To our greatest pleasure, last year, we obtained the possibility to organize the very first ESTD conference in Hungary. Our invited speakers are Prof. Onno van der Hart and Dr. Suzette Boon, who will give a two-day conference in Debrecen on 11-12 May 2018 about the understanding, diagnosis, and treatment of complex trauma-based dissociation. Before the event, a pre-conference workshop will be conducted by Dr. Renée P. Marks on dissociation in childhood and adolescence. The conference and the preliminary workshop have already generated great interest among Hungarian colleagues as well as from professionals from countries in Eastern and Western Europe.


Besides organizing professional events, authors of this report, as university lecturers, find it also very important to integrate knowledge about complex trauma and dissociation into university courses as well. We teach childhood traumatization and basic concepts of the theory of structural dissociation at different levels, from the education of the psychology master’s programme to the training in postgraduate clinical psychology and the mental health specialization.

Last year, we presented conference lectures on complex traumatization and trauma-related dissociation at several professional forums in Hungary, while in the spring of 2017, we gladly accepted the invitation of the Romanian team to give two lectures in Timisoara at the Voices of Silence conference.


The framework of university research includes studies of adverse childhood experiences (ACE) in several samples with the supervision of Ildikó Kuritárné Szabó. Anikó Nagy conducted the first representative study with the ACE-10 in Hungary, with a sample of more than 2000 individuals in her PhD study. She also used the ACE design to measure ACE scores among psychiatric patients, somatic patients (e.g., in oncology), and individuals in jail. Part of the research is the investigation about the cumulation of adverse childhood events (ACE) and the outcomes of these (the dose-response effect) in clinical and non-clinical samples, with special regard to dissociation, post-traumatic cognitions, and affect regulation. Another PhD was done on the childhood traumatization of borderline inpatients, showing the very frequent abuse history of all types of abuse, and the high level of dissociation among those who suffered the most severe abuse.


The other, above-mentioned main society, which has been contributing to increasing the knowledge about complex traumatization and related dissociation, is the Hungarian EMDR Association. Professionals belonging to the common goal of offering EMDR trainings and supervisions in order to learn and use the method in clinical practice in Hungary. The first EMDR Level I training course was held by Eva Zimmermann in Budapest 2015. Further trainings and EMDR supervisions will be given by Judit Havelka and Erzsébet Bíró. The organization also provides trainings in specific topics related to complex traumatization. Erzsébet Bíró regularly conducts workshops on early attachment traumatization, while Judit Havelka speaks of modern theories of complex traumatization. They also invite international experts to participate, including Dolores Mosquera on borderline personality disorder and complex traumatization last summer.
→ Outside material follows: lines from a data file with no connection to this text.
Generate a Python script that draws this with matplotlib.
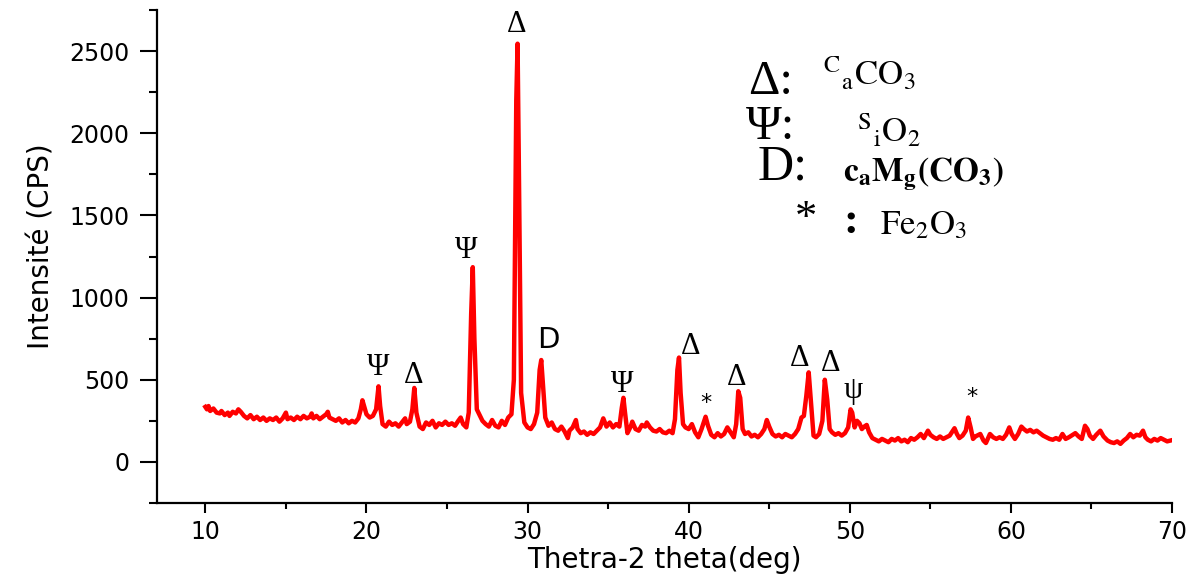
import matplotlib
matplotlib.use("Agg")
import matplotlib.pyplot as plt
from matplotlib import font_manager
from matplotlib.ticker import MultipleLocator

# diffractogramme (2theta en deg, intensite en CPS)
two_theta = [
    10.0, 10.1, 10.2, 10.3, 10.5, 10.7, 10.9, 11.0, 11.2, 11.4, 11.5, 11.7, 11.9, 12.05, 12.2, 12.4,
    12.6, 12.8, 13.0, 13.2, 13.4, 13.6, 13.8, 14.0, 14.2, 14.4, 14.6, 14.8, 15.0, 15.1, 15.3, 15.5,
    15.7, 15.9, 16.1, 16.3, 16.5, 16.6, 16.7, 16.9, 17.1, 17.3, 17.5, 17.6, 17.7, 17.9, 18.1, 18.3,
    18.5, 18.7, 18.9, 19.1, 19.3, 19.5, 19.65, 19.75, 19.85, 20.0, 20.2, 20.4, 20.6, 20.75, 20.85, 21.0,
    21.2, 21.4, 21.6, 21.8, 22.0, 22.2, 22.4, 22.5, 22.7, 22.85, 22.97, 23.1, 23.3, 23.5, 23.7, 23.9,
    24.1, 24.3, 24.5, 24.7, 24.9, 25.1, 25.3, 25.5, 25.7, 25.85, 26.0, 26.2, 26.35, 26.5, 26.6, 26.7,
    26.85, 27.0, 27.2, 27.4, 27.6, 27.8, 28.0, 28.2, 28.4, 28.6, 28.8, 29.0, 29.15, 29.3, 29.38, 29.45,
    29.6, 29.8, 30.0, 30.2, 30.4, 30.6, 30.75, 30.85, 30.95, 31.1, 31.3, 31.5, 31.7, 31.9, 32.1, 32.3,
    32.5, 32.6, 32.8, 33.0, 33.1, 33.3, 33.5, 33.7, 33.9, 34.1, 34.3, 34.5, 34.7, 34.9, 35.1, 35.3,
    35.5, 35.7, 35.85, 35.95, 36.05, 36.2, 36.4, 36.5, 36.7, 36.9, 37.1, 37.3, 37.4, 37.6, 37.8, 38.0,
    38.2, 38.4, 38.6, 38.8, 39.0, 39.15, 39.3, 39.4, 39.5, 39.65, 39.8, 40.0, 40.2, 40.4, 40.6, 40.8,
    40.95, 41.05, 41.2, 41.4, 41.6, 41.8, 42.0, 42.2, 42.4, 42.6, 42.8, 42.95, 43.08, 43.2, 43.35, 43.5,
    43.7, 43.9, 44.1, 44.3, 44.5, 44.7, 44.85, 45.0, 45.2, 45.4, 45.6, 45.8, 46.0, 46.2, 46.4, 46.6,
    46.8, 47.0, 47.15, 47.3, 47.45, 47.6, 47.75, 47.9, 48.1, 48.3, 48.45, 48.6, 48.75, 48.9, 49.1, 49.3,
    49.5, 49.7, 49.9, 50.05, 50.15, 50.3, 50.45, 50.6, 50.75, 50.9, 51.05, 51.2, 51.4, 51.6, 51.8, 52.0,
    52.2, 52.4, 52.6, 52.8, 53.0, 53.2, 53.4, 53.6, 53.8, 54.0, 54.2, 54.4, 54.6, 54.85, 55.0, 55.2,
    55.4, 55.6, 55.8, 56.0, 56.2, 56.5, 56.65, 56.8, 57.0, 57.2, 57.35, 57.5, 57.65, 57.8, 58.1, 58.3,
    58.45, 58.7, 58.9, 59.1, 59.3, 59.5, 59.7, 59.9, 60.05, 60.25, 60.45, 60.65, 60.8, 61.0, 61.2, 61.4,
    61.6, 61.8, 62.0, 62.2, 62.4, 62.6, 62.8, 63.0, 63.2, 63.4, 63.6, 64.0, 64.2, 64.4, 64.6, 64.75,
    64.9, 65.1, 65.3, 65.55, 65.75, 66.0, 66.2, 66.4, 66.6, 66.8, 67.0, 67.2, 67.4, 67.6, 67.8, 68.0,
    68.2, 68.35, 68.5, 68.7, 68.9, 69.1, 69.3, 69.5, 69.7, 69.9,
]
intensity = [
    335, 320, 340, 310, 325, 300, 295, 310, 285, 300, 280, 305, 295, 320, 305, 280,
    265, 285, 260, 275, 255, 270, 250, 265, 255, 270, 245, 265, 300, 260, 270, 255,
    275, 260, 280, 265, 275, 295, 265, 280, 260, 275, 290, 305, 270, 260, 250, 265,
    240, 255, 235, 250, 240, 265, 320, 375, 340, 290, 270, 280, 320, 460, 340, 230,
    215, 245, 225, 235, 215, 240, 265, 230, 245, 320, 450, 300, 215, 200, 240, 225,
    250, 210, 235, 225, 245, 225, 235, 220, 250, 270, 230, 210, 300, 900, 1185, 750,
    320, 290, 250, 230, 215, 255, 220, 210, 250, 225, 270, 290, 500, 2200, 2545, 1900,
    420, 240, 210, 200, 230, 300, 560, 620, 480, 270, 220, 240, 200, 190, 215, 185,
    145, 190, 210, 255, 200, 175, 185, 165, 180, 170, 190, 210, 265, 215, 240, 210,
    230, 215, 330, 390, 300, 175, 215, 245, 200, 190, 225, 215, 240, 210, 190, 185,
    200, 180, 175, 190, 175, 260, 560, 635, 420, 230, 210, 200, 230, 180, 150, 200,
    245, 275, 220, 165, 150, 175, 155, 170, 210, 180, 150, 230, 430, 390, 200, 170,
    180, 155, 165, 150, 170, 200, 255, 215, 170, 155, 165, 150, 170, 160, 150, 170,
    200, 270, 280, 400, 545, 350, 160, 150, 170, 250, 500, 380, 200, 180, 165, 175,
    160, 175, 210, 320, 300, 210, 250, 235, 200, 215, 225, 180, 145, 135, 125, 140,
    130, 120, 140, 130, 145, 125, 135, 120, 145, 135, 150, 170, 145, 190, 165, 150,
    140, 155, 140, 150, 160, 205, 170, 145, 160, 190, 270, 210, 140, 155, 170, 130,
    115, 170, 150, 140, 150, 140, 165, 210, 170, 140, 170, 215, 200, 185, 195, 180,
    190, 175, 160, 150, 140, 135, 145, 135, 170, 140, 150, 175, 155, 140, 220, 200,
    160, 140, 165, 190, 155, 130, 120, 115, 125, 110, 130, 145, 170, 150, 165, 160,
    190, 150, 135, 125, 140, 130, 145, 135, 125, 130,
]

# reperes des phases au-dessus des pics
mark_text = ["Ψ", "Δ", "Ψ", "Δ", "D", "Ψ", "Δ", "*", "Δ", "Δ", "Δ", "ψ", "*"]
mark_x = [20.73, 22.9, 26.2, 29.3, 31.28, 35.87, 40.15, 41.08, 43.0, 46.9, 48.83, 50.2, 57.6]
mark_y = [576, 527, 1287, 2659, 741, 472, 705, 361, 515, 631, 600, 435, 392]

plt.rcParams['mathtext.fontset'] = 'stix'

names = {f.name for f in font_manager.fontManager.ttflist}
if 'Liberation Sans Narrow' in names:
    ylab_font, ylab_size = 'Liberation Sans Narrow', 25
else:
    ylab_font, ylab_size = 'DejaVu Sans', 20

fig = plt.figure(figsize=(11.94, 5.75), dpi=100)
ax = fig.add_axes([157 / 1194, 72 / 575, 1015 / 1194, 493 / 575])

ax.plot(two_theta, intensity, color='#ff0000', linewidth=3.2, solid_joinstyle='round')

ax.set_xlim(7, 70)
ax.set_ylim(-250, 2750)
ax.xaxis.set_major_locator(MultipleLocator(10))
ax.xaxis.set_minor_locator(MultipleLocator(5))
ax.yaxis.set_major_locator(MultipleLocator(500))
ax.yaxis.set_minor_locator(MultipleLocator(250))

for s in ['top', 'right']:
    ax.spines[s].set_visible(False)
for s in ['left', 'bottom']:
    ax.spines[s].set_linewidth(1.6)

ax.tick_params(axis='y', which='major', length=12, width=1.5, pad=8, labelsize=17)
ax.tick_params(axis='y', which='minor', length=6, width=1.5)
ax.tick_params(axis='x', which='major', length=7, width=1.5, pad=5, labelsize=17)
ax.tick_params(axis='x', which='minor', length=4, width=1.5)

ax.set_xlabel('Thetra-2 theta(deg)', fontsize=20)
ax.xaxis.set_label_coords(0.5, -0.088)
ax.set_ylabel('Intensité (CPS)', fontsize=ylab_size, family=ylab_font)
ax.yaxis.set_label_coords(-0.1, 0.52)

for t, x, y in zip(mark_text, mark_x, mark_y):
    if t == 'D':
        ax.text(x, y, t, fontsize=21, ha='center', va='center', family='DejaVu Sans')
    elif t == '*':
        ax.text(x, y, t, fontsize=16, ha='center', va='center', family='DejaVu Sans')
    else:
        ax.text(x, y, t, fontsize=22, ha='center', va='center', family='Liberation Serif')

# legende des phases (texte libre en haut a droite)
W, H = 1194, 575
def ftext(px, py, s, size, **kw):
    fig.text(px / W, 1 - py / H, s, fontsize=size, ha='left', va='baseline', **kw)

ftext(748, 94, 'Δ:', 35, family='Liberation Serif')
ftext(823, 85, r'$^{\mathrm{C}}{}_{\mathrm{a}}\mathrm{CO}_{3}$', 25)
ftext(746, 139, 'Ψ:', 35, family='Liberation Serif')
ftext(857, 142, r'$^{\mathrm{S}}{}_{\mathrm{i}}\mathrm{O}_{2}$', 25)
ftext(758, 180, 'D:', 36, family='Liberation Serif')
ftext(843, 181, r'$\mathbf{c_{a}M_{g}(CO_{3})}$', 24)
ftext(795, 230, '*', 32, family='Liberation Serif')
ftext(843, 233, ':', 32, family='Liberation Serif', fontweight='bold')
ftext(880, 234, r'$\mathrm{Fe_{2}O_{3}}$', 25)

fig.savefig('out.png', dpi=100)
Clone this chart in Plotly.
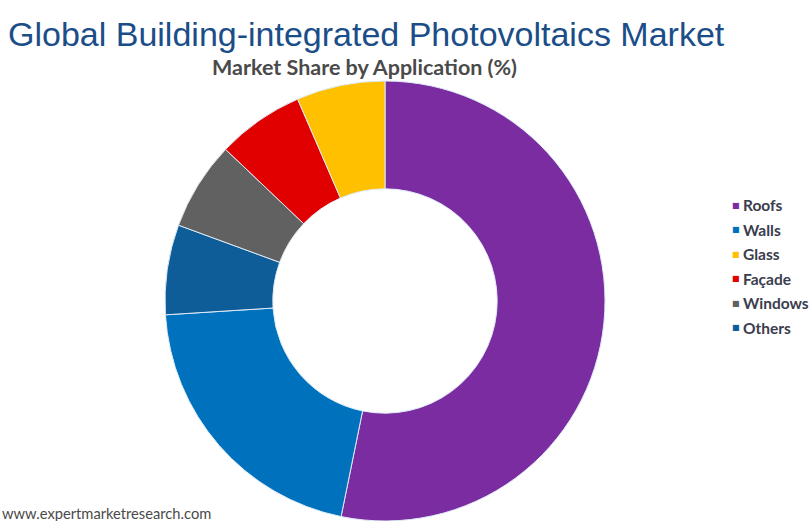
import plotly.graph_objects as go

# Slice order (clockwise from 12 o'clock)
slice_labels = ["Roofs", "Walls", "Others", "Windows", "Façade", "Glass"]
slice_shares = [53.2, 20.8, 6.6, 6.5, 6.4, 6.5]

# Legend order
legend_labels = ["Roofs", "Walls", "Glass", "Façade", "Windows", "Others"]

colors = {
    "Roofs": "#7A2CA0",
    "Walls": "#0071BC",
    "Glass": "#FFC000",
    "Façade": "#E00000",
    "Windows": "#616161",
    "Others": "#0E5C98",
}

W, H = 812, 521
cx, cy, r = 385, 301, 220  # donut centre / radius in pixels

fig = go.Figure()

fig.add_trace(go.Pie(
    labels=slice_labels,
    values=slice_shares,
    sort=False,
    direction="clockwise",
    rotation=0,
    hole=0.51,
    marker=dict(colors=[colors[l] for l in slice_labels],
                line=dict(color="#DDEBF7", width=1)),
    textinfo="none",
    hoverinfo="label+percent",
    showlegend=False,
    domain=dict(x=[(cx - r) / W, (cx + r) / W],
                y=[max(0, (H - cy - r) / H), (H - cy + r) / H]),
))

annotations = [
    dict(text="Global Building-integrated Photovoltaics Market",
         xref="paper", yref="paper", x=6 / W, y=1 - 34 / H,
         xanchor="left", yanchor="middle", showarrow=False,
         font=dict(family="Liberation Sans", size=34, color="#1B4E88")),
    dict(text="Market Share by Application (%)",
         xref="paper", yref="paper", x=364 / W, y=1 - 67 / H,
         xanchor="center", yanchor="middle", showarrow=False,
         font=dict(family="Lato", size=21.5, color="#4A4A4A", weight="bold")),
    dict(text="www.expertmarketresearch.com",
         xref="paper", yref="paper", x=0, y=1 - 513 / H,
         xanchor="left", yanchor="middle", showarrow=False,
         font=dict(family="Lato", size=14.7, color="#4A4A4A")),
]

# Legend: coloured square + label for each entry
leg_x, leg_y0, leg_dy = 736, 205, 24.5
for i, lab in enumerate(legend_labels):
    yy = 1 - (leg_y0 + i * leg_dy) / H
    annotations.append(dict(
        text="■", xref="paper", yref="paper", x=leg_x / W, y=yy,
        xanchor="center", yanchor="middle", showarrow=False,
        font=dict(family="DejaVu Sans", size=8, color=colors[lab])))
    annotations.append(dict(
        text=lab, xref="paper", yref="paper", x=(leg_x + 5) / W, y=yy,
        xanchor="left", yanchor="middle", showarrow=False,
        font=dict(family="Lato", size=15.5, color="#3A3D4D", weight="bold")))

fig.update_layout(
    width=W, height=H,
    margin=dict(l=0, r=0, t=0, b=0),
    paper_bgcolor="white",
    plot_bgcolor="white",
    showlegend=False,
    annotations=annotations,
)

fig.write_html("out.html")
First, we have been applying for grants in order to make further translations on the topic, as there is a strong need among practising clinicians for literature available in Hungarian. Besides, we feel a strong need to build up professional support networks for therapists who have started working with complex traumatized and dissociative patients. Thus, we plan to cooperate with an international supervisor several times a year. In the longer run, our main goal is the establishment of a trauma and dissociation centre in Debrecen.


… we would like to say grateful thank to Prof. Onno van der Hart, Dr. Suzette Boon, Anca Sabau, Prof. Eli Somer and Liora Somer, who inspire and support us on our path. We are grateful to our colleagues who contribute to this work in our country, either by translating in their free time or by offering their help for organizational tasks. And to our patients who trust us, whom we are learning so much from, and who inspire us to develop further, professionally and personally, as well.